WHAT NEEDS TO BE DONE -
Read the records and gather each line that includes "diagram".

THE RECORDS -

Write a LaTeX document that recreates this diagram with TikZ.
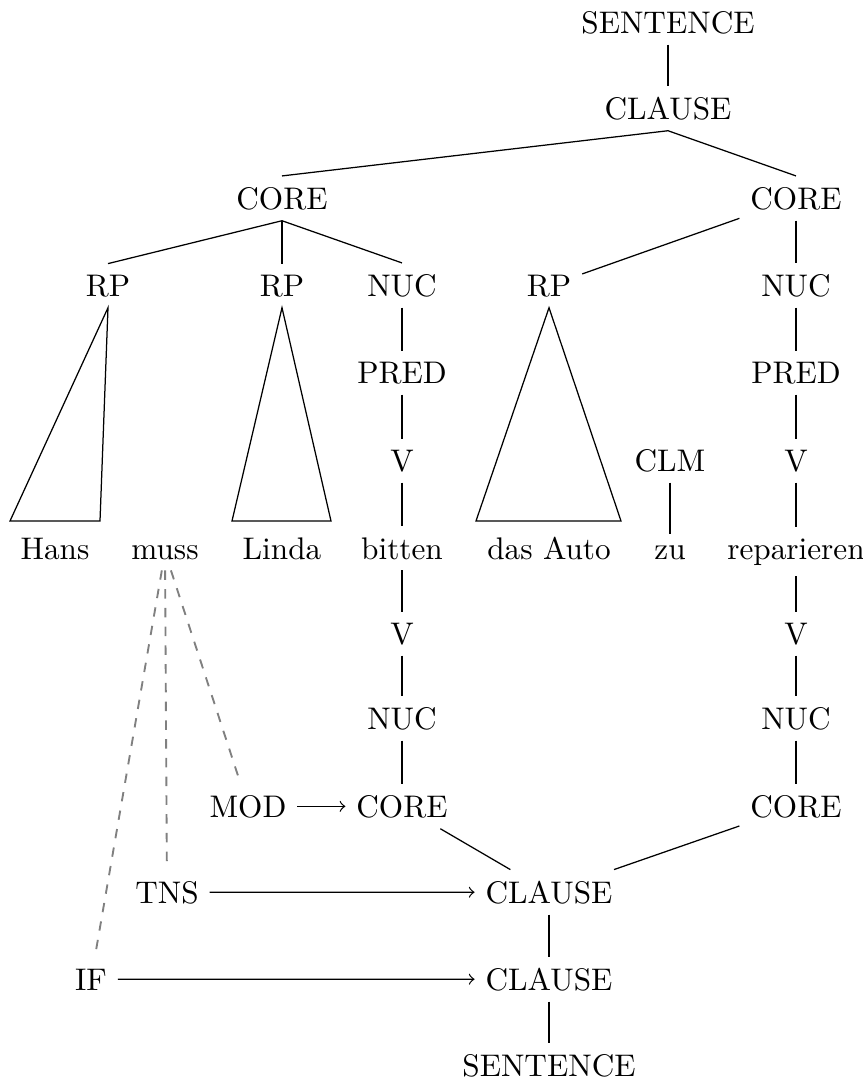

---

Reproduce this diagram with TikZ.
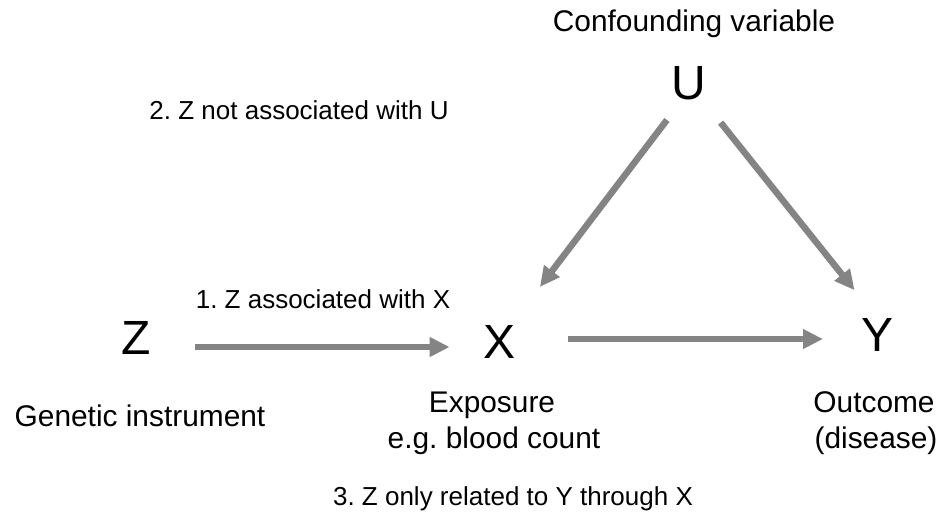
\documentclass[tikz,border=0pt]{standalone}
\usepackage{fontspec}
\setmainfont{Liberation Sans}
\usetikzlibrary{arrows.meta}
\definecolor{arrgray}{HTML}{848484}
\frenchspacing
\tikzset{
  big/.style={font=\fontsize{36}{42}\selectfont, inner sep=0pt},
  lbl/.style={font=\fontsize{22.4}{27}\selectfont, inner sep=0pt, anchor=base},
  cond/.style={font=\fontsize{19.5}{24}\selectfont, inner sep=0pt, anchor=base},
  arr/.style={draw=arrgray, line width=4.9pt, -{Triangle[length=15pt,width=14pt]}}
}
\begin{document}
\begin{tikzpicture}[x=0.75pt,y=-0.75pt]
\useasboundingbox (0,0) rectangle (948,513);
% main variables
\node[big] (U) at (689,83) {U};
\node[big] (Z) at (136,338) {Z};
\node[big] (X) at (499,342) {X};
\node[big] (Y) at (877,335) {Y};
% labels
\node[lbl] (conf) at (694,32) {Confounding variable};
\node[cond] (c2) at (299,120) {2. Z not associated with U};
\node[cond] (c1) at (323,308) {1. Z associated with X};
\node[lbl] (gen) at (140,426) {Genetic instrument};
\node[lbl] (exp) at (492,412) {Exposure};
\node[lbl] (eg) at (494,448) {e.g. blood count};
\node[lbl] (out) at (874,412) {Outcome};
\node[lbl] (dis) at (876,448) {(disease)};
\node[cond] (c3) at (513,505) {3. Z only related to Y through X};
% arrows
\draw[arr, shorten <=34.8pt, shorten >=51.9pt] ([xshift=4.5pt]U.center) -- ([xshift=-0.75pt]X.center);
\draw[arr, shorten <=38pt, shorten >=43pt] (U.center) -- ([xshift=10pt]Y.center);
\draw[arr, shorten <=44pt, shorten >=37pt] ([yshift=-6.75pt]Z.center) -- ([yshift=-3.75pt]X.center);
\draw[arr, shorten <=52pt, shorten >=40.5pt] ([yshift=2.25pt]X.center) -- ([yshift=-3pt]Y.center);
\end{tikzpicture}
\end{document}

==

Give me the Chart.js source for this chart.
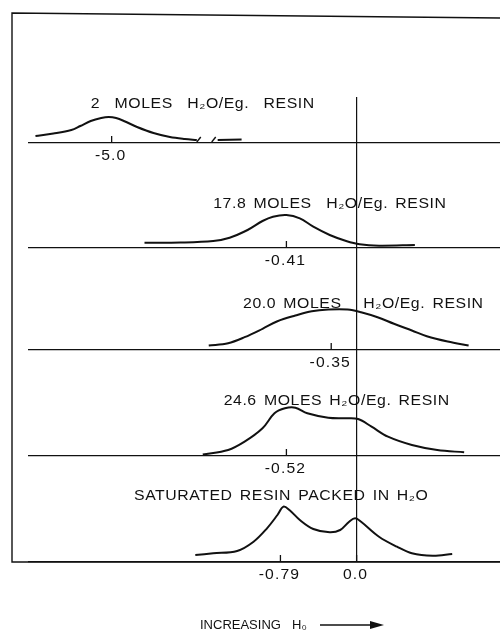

SOLVED EXERCISE -
Write a LaTeX document that recreates this diagram with TikZ.
Reproduce this diagram with TikZ.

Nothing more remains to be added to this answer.